The organization of the workplace has changed drastically during the last two decades. In particular, the practice of teamwork has become widespread, reflecting the belief that teams react faster to volatile environments and allow a more efficient use of employees’ complementary skills. Many corporations now seek to foster teamwork among their employees. A 1994 survey of US firms, for example, found that in 64% of the responding establishments, at least half of the core workers were involved in employee problem-solving groups, work teams, total quality management, job rotation or combinations of these practices.

At the same time, employees’ trust in their management appears to have diminished substantially. In a survey by the Conference Board of executives from 2,900 firms, two-thirds of the responding companies said their employees were ‘highly distrustful’. This feeling may be related to the perception that there is less job security than in the past. Certainly, the rate of job loss in the United States has increased considerably in the 1990s and displaced workers suffer from considerable earnings losses.

Moreover, wages seem to have become more volatile. There is empirical evidence that due to greater product market competition, wages in US firms are more sensitive to the prevailing level of unemployment, and that internal labour markets are less able to shield workers from outside labour market conditions. In general, it appears a rather robust empirical fact that many employees believe their employer has breached some aspect of the employment agreement and that firms are less willing to ‘insure’ their employees against adverse labour market developments through long-term contracts.

A recent CEPR Discussion Paper by Emmanuelle Auriol, Guido Friebel and Lambros Pechlivanos shows how the emergence of teamwork practices in an age of diminishing trust and commitment creates a tension that corporations must try to resolve. While cooperation between employees is desirable from the firm’s point of view, it is harder to induce cooperation if employees do not trust their managers’ promises, that is, if managers make no commitment to long-term contracts.

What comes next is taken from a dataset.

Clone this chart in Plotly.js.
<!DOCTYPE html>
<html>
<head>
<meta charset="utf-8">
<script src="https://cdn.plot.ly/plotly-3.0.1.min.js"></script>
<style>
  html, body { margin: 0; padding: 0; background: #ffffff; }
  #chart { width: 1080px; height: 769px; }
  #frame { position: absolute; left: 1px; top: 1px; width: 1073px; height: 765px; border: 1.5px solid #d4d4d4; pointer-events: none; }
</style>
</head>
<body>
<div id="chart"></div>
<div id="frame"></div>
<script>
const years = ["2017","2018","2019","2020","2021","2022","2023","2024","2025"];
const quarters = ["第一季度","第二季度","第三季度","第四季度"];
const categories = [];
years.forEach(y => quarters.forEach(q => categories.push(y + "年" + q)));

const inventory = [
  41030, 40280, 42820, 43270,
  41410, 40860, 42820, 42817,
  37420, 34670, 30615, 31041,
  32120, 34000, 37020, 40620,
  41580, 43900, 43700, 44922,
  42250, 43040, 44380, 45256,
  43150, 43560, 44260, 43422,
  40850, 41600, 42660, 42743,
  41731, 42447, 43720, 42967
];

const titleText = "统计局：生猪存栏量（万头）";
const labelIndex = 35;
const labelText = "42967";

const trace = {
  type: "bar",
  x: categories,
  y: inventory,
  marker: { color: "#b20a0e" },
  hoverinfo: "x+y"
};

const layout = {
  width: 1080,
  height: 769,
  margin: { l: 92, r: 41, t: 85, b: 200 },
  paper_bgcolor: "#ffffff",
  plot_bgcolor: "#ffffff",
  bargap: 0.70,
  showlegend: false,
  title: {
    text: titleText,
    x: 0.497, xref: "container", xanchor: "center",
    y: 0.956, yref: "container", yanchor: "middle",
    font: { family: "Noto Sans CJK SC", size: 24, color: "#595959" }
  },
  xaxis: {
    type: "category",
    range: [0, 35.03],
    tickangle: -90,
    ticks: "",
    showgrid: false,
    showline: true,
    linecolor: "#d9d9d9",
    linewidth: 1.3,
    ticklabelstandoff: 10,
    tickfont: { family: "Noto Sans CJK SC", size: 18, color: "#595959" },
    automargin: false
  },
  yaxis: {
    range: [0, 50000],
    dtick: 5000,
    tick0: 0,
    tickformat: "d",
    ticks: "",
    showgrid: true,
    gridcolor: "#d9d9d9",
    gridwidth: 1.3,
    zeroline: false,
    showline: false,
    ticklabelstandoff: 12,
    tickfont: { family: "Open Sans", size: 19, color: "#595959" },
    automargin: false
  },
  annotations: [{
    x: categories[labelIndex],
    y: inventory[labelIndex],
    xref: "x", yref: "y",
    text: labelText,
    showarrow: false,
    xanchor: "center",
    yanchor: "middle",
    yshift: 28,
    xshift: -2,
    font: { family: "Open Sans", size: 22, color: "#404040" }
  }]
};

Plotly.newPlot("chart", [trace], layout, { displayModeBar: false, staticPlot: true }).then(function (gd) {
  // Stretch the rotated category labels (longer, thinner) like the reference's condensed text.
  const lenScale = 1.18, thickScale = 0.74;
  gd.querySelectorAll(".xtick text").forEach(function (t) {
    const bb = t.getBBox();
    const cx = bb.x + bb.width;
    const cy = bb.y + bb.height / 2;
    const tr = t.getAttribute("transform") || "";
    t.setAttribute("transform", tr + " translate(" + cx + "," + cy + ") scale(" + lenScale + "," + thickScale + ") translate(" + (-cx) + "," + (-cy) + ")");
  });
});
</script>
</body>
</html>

The researchers investigate the effect of diminishing managerial commitment on two elements of teamwork management: optimal incentive schemes; and optimal team size. In the first case, they show that without commitment from their employer (the principal) to long-term wage contracts or salary paths, employees (the agents) have an increasingly powerful incentive to behave selfishly in order to appear more productive.

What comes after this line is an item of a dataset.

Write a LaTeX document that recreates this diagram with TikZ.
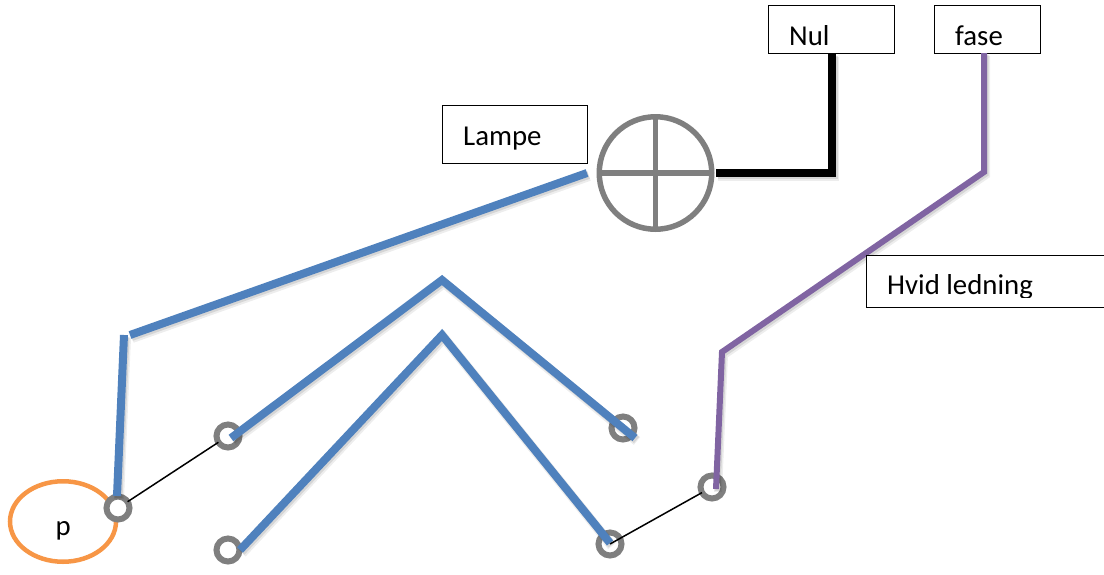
\documentclass[tikz,border=0pt]{standalone}
\usepackage{fontspec}
\usetikzlibrary{shapes.geometric}
\setmainfont{Carlito}
\definecolor{wireblue}{HTML}{4F81BD}
\definecolor{wirepurple}{HTML}{8064A2}
\definecolor{ringgray}{HTML}{7F7F7F}
\definecolor{ringorange}{HTML}{F79646}
\tikzset{
  soft/.style={preaction={draw=black,opacity=.07,line width=#1+2pt,transform canvas={shift={(2pt,-3pt)}}},
               preaction={draw=black,opacity=.10,line width=#1,transform canvas={shift={(1.5pt,-2pt)}}},line width=#1},
  bluewire/.style={draw=wireblue,soft=8pt,line cap=butt,line join=miter},
  purplewire/.style={draw=wirepurple,soft=6pt,line cap=butt,line join=miter},
  blackwire/.style={draw=black,soft=8pt,line cap=butt,line join=miter},
  thinwire/.style={draw=black,line width=1.5pt},
  labelbox/.style={draw=black,line width=1pt,fill=white,rectangle,inner sep=0pt,anchor=north west},
  labeltext/.style={font=\fontsize{28.8}{32}\selectfont,anchor=base west,inner sep=0pt},
  terminal/.style={draw=ringgray,line width=6pt,circle,inner sep=0pt,minimum size=23pt,outer sep=0pt},
  lamp/.style={draw=ringgray,line width=5.5pt,circle,inner sep=0pt,minimum size=112.5pt,outer sep=0pt}
}
\begin{document}
\begin{tikzpicture}[x=1pt,y=-1pt]
\useasboundingbox (0,0) rectangle (1104,574);

% boxes
\node[labelbox,minimum width=145pt,minimum height=58pt] (lampebox) at (442,105) {};
\node[labelbox,minimum width=126pt,minimum height=48pt] (nulbox) at (768,5) {};
\node[labelbox,minimum width=106pt,minimum height=48pt] (fasebox) at (934,5) {};
\node[labeltext] (lampetext) at (463,145) {Lampe};
\node[labeltext] (nultext) at (789,45) {Nul};
\node[labeltext] (fasetext) at (955,45) {fase};

% lamp
\node[lamp] (lampsym) at (655.5,173) {};
\draw[ringgray,line width=5.5pt] (lampsym.west) -- (lampsym.east);
\draw[ringgray,line width=5.5pt] (lampsym.north) -- (lampsym.south);

% phase wire coordinates
\coordinate (ph1) at (984,53);
\coordinate (ph2) at (984,172);
\coordinate (ph3) at (722,352);
\coordinate (ph4) at (716,489);

% terminals and loop
\node[draw=ringorange,line width=4.5pt,ellipse,minimum width=106pt,minimum height=80.5pt,inner sep=0pt] (ploop) at (63,521.5) {};
\node[labeltext] (ptext) at (55.5,535) {p};
\node[terminal,fill=white] (tA) at (118,508) {};
\node[terminal] (tB) at (228,436) {};
\node[terminal] (tC) at (228,550) {};
\node[terminal] (tD) at (623,428) {};
\node[terminal] (tE) at (610,544) {};
\node[terminal] (tF) at (712,487) {};

% wires
\coordinate (bl1) at (587,173);
\coordinate (bl2) at (130,335);
\coordinate (bl3) at (124,335);
\coordinate (bl4) at (117,496);
\draw[bluewire] (bl1) -- (bl2);
\draw[bluewire] (bl3) -- (bl4);
\coordinate (up1) at (231,438);
\coordinate (up2) at (442,280);
\coordinate (up3) at (635,438);
\draw[bluewire] (up1) -- (up2) -- (up3);
\coordinate (lo1) at (240,550);
\coordinate (lo2) at (442,335);
\coordinate (lo3) at (610,543);
\draw[bluewire] (lo1) -- (lo2) -- (lo3);
\coordinate (bk1) at (716,173);
\coordinate (bk2) at (832,173);
\draw[blackwire] (bk1) -- (bk2) -- (bk2 |- nulbox.south);
\draw[purplewire] (ph1) -- (ph2) -- (ph3) -- (ph4);
\draw[thinwire] (tA) -- (tB);
\draw[thinwire] (tE.center) -- (tF);

% label with clipped text
\node[labelbox,minimum width=237.5pt,minimum height=52pt] (hvidbox) at (866,255) {};
\begin{scope}
\clip (866,255) rectangle (1104,297);
\node[labeltext] (hvidtext) at (887,294) {Hvid ledning};
\end{scope}
\end{tikzpicture}
\end{document}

Diminishing managerial commitment gives rise to two types of implicit incentives. While career concerns make individual agents work harder on their own tasks, they also reduce their willingness to help their colleagues. Not only does each agent want to appear as being of high ability, but he or she also wants to look better than his or her colleagues. This kind of ‘passive sabotage’ arises even though explicit incentive schemes actually reward employees for their colleagues’ good performance.

A testable prediction of this analysis is that in order to restore the balance between individually-oriented effort and teamwork, the principal must increase the collective orientation of the explicit incentive scheme, rewarding agents more for team performance than for individual performance. This prediction is corroborated by a recent survey among Fortune 1000 firms. Employers are increasingly seeking to base their employees’ wages on team efforts and outputs. This is particularly the case in firms that are ‘downsizing’ their workforce, where presumably employees’ trust in management is very low.

Friebel and his colleagues go on to show that optimal team size is constrained by agents’ risk considerations. Because the innate abilities of fellow team members are unknown, teamwork exposes each agent to more risks than he or she would face in a traditional, individualistic workplace, where salary is determined solely by one’s own performance. These risks mean that the principal cannot take advantage of the full efficiency gains associated with the productive synergy of teamwork. In particular, when managers cannot commit to leaving the size of teams unchanged in the future, the optimal team size shrinks.

The analysis sheds some light on the risks associated with policies that aim to develop the individual’s skills and increase his or her visibility as a substitute for job security. Unless they are accompanied by higher-powered team-oriented incentives, such efforts to increase ‘employability’ may have a serious drawback in exacerbating the tendency for selfish behaviour within the firm. The work is also related to recent research that points out that ‘innovative’ practices in human resource management are effective only if adopted together.

Finally, the research indicates that there are important constraints on the restructuring of companies towards more ‘empowerment’ and teamwork. Even when the individual can be made accountable for his or her performance, it is difficult to implement teamwork practices because of the problem of risk-sharing between team members.

This article summarizes research reported in ‘Teamwork Management in an Era of Diminishing Commitment’, CEPR Discussion Paper No. 2281 (November 1999) by Emmanuelle Auriol, Guido Friebel and Lambros Pechlivanos. Friebel is at the Stockholm Institute of Transition Economics and East European Economies and is a Research Affiliate in CEPR’s Industrial Organization and Transition Economics programmes; Auriol and Pechlivanos are at the Université des Sciences Sociales, Toulouse.